# faultreiber
[![FOSSA Status](https://app.fossa.io/api/projects/git%2Bgithub.com%2Fbloodstalker%2Ffaultreiber.svg?type=shield)](https://app.fossa.io/projects/git%2Bgithub.com%2Fbloodstalker%2Ffaultreiber?ref=badge_shield)
`faultreiber` generates a parser library in C for a structured (binary) file format.
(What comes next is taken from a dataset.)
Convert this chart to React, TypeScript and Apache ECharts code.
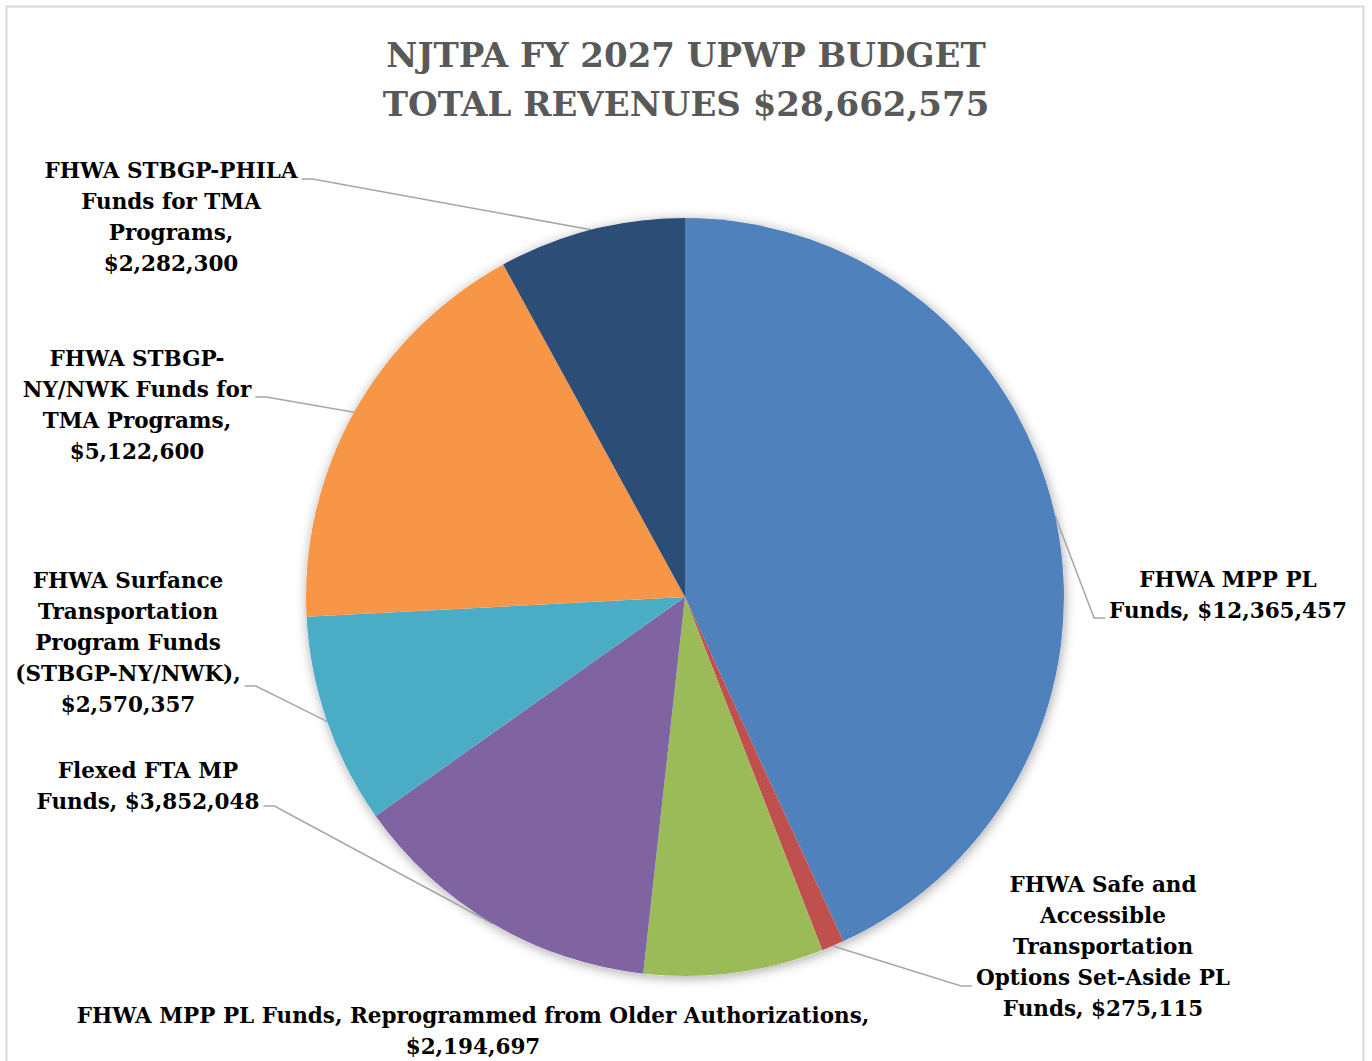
import React, { useEffect, useRef } from "react";
import * as echarts from "echarts";

const titleLines = ["NJTPA FY 2027 UPWP BUDGET", "TOTAL REVENUES $28,662,575"];

const categories = [
  "FHWA MPP PL\nFunds",
  "FHWA Safe and\nAccessible\nTransportation\nOptions Set-Aside PL\nFunds",
  "FHWA MPP PL Funds, Reprogrammed from Older Authorizations,",
  "Flexed FTA MP\nFunds",
  "FHWA Surfance\nTransportation\nProgram Funds\n(STBGP-NY/NWK),",
  "FHWA STBGP-\nNY/NWK Funds for\nTMA Programs,",
  "FHWA STBGP-PHILA\nFunds for TMA\nPrograms,",
];

const values = [12365457, 275115, 2194697, 3852048, 2570357, 5122600, 2282300];

const colors = ["#4F81BD", "#C0504D", "#9BBB59", "#8064A2", "#4BACC6", "#F79646", "#2C4D75"];

// label placement: center x, center y, side of leader line (1 = line on right of label, -1 = left, 0 = none), attach y offset
const labelCX = [1228, 1103, 473, 148, 128, 137, 171];
const labelCY = [595, 946, 1031, 786, 642, 405, 217];
const lineSide = [-1, -1, 0, 1, 1, 1, 1];
const lineDY = [23, 40, 0, 20, 44, -8, -38];

const FONT = "'DejaVu Serif', serif";

function fmt(v: number) {
  return "$" + v.toLocaleString("en-US");
}

function labelText(i: number) {
  const c = categories[i];
  if (i === 0 || i === 1 || i === 3) return c + ", " + fmt(values[i]);
  return c + "\n" + fmt(values[i]);
}

export default function App() {
  const ref = useRef<HTMLDivElement>(null);
  useEffect(() => {
    document.body.style.margin = "0";
    const chart = echarts.init(ref.current!, null, { renderer: "svg" });
    const option: any = {
      animation: false,
      backgroundColor: "#ffffff",
      title: {
        text: titleLines.join("\n"),
        left: "center",
        top: 25,
        textStyle: {
          fontFamily: FONT,
          fontWeight: "bold",
          fontSize: 34,
          lineHeight: 49,
          color: "#595959",
        },
      },
      graphic: [
        {
          type: "rect",
          shape: { x: 6.5, y: 6.5, width: 1357, height: 1100 },
          style: { fill: "none", stroke: "#d9d9d9", lineWidth: 2 },
          silent: true,
        },
      ],
      series: [
        {
          type: "pie",
          silent: true,
          center: [685, 597],
          radius: 379,
          label: { show: false },
          labelLine: { show: false },
          itemStyle: {
            color: "#ffffff",
            shadowBlur: 12,
            shadowColor: "rgba(0,0,0,0.35)",
            shadowOffsetX: 1,
            shadowOffsetY: 2,
          },
          data: [{ value: 1, name: "bg" }],
          z: 1,
        },
        {
          type: "pie",
          center: [685, 597],
          radius: 379,
          startAngle: 90,
          clockwise: true,
          z: 2,
          data: values.map((v, i) => ({
            value: v,
            name: categories[i],
            itemStyle: { color: colors[i] },
            labelLine: { show: lineSide[i] !== 0 },
          })),
          label: {
            show: true,
            position: "outside",
            formatter: (p: any) => labelText(p.dataIndex),
            fontFamily: FONT,
            fontWeight: "bold",
            fontSize: 21.5,
            lineHeight: 31,
            color: "#000000",
            align: "center",
            overflow: "none",
          },
          labelLine: {
            show: true,
            lineStyle: { color: "#a6a6a6", width: 1.5 },
          },
          labelLayout: (params: any) => {
            const i = params.dataIndex;
            const w = params.labelRect.width;
            const x = labelCX[i];
            const y = labelCY[i];
            const res: any = { x, y, align: "center", verticalAlign: "middle" };
            if (lineSide[i] !== 0 && params.labelLinePoints) {
              const anchor = params.labelLinePoints[0];
              const edgeX = x + lineSide[i] * (w / 2 + 4);
              const ly = y + lineDY[i];
              res.labelLinePoints = [
                [anchor[0], anchor[1]],
                [edgeX + lineSide[i] * 11, ly],
                [edgeX, ly],
              ];
            }
            return res;
          },
        },
      ],
    };
    chart.setOption(option);
    return () => chart.dispose();
  }, []);
  return <div ref={ref} style={{ width: 1372, height: 1061 }} />;
}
The input is an XML file that describes the format.
The C source code will be in the form of multiple source and header files.
The headers have header guards and are already `extern "C"`ed.
## Demo
For a practical example, look at the example XML file under `resources`. The XML file describes the format of a WASM object file:
To run the demo, run `run.sh`, go to the `test` direcotory and run `make test` to run the executable.
To run `valgrind --leak-check=yes` run `make valgrind`.
## Memory Leaks
Code generated by faultreiber should not leak any memory if everything went according to plan during code-gen. If that's not the case let me knkow.
## How to Use
A function named `read_aggr_{name}` will be generated that takes an `int _fd` file descriptor for the file that it will read.`{name}` is what you pass to faultreiber with the `--name` option.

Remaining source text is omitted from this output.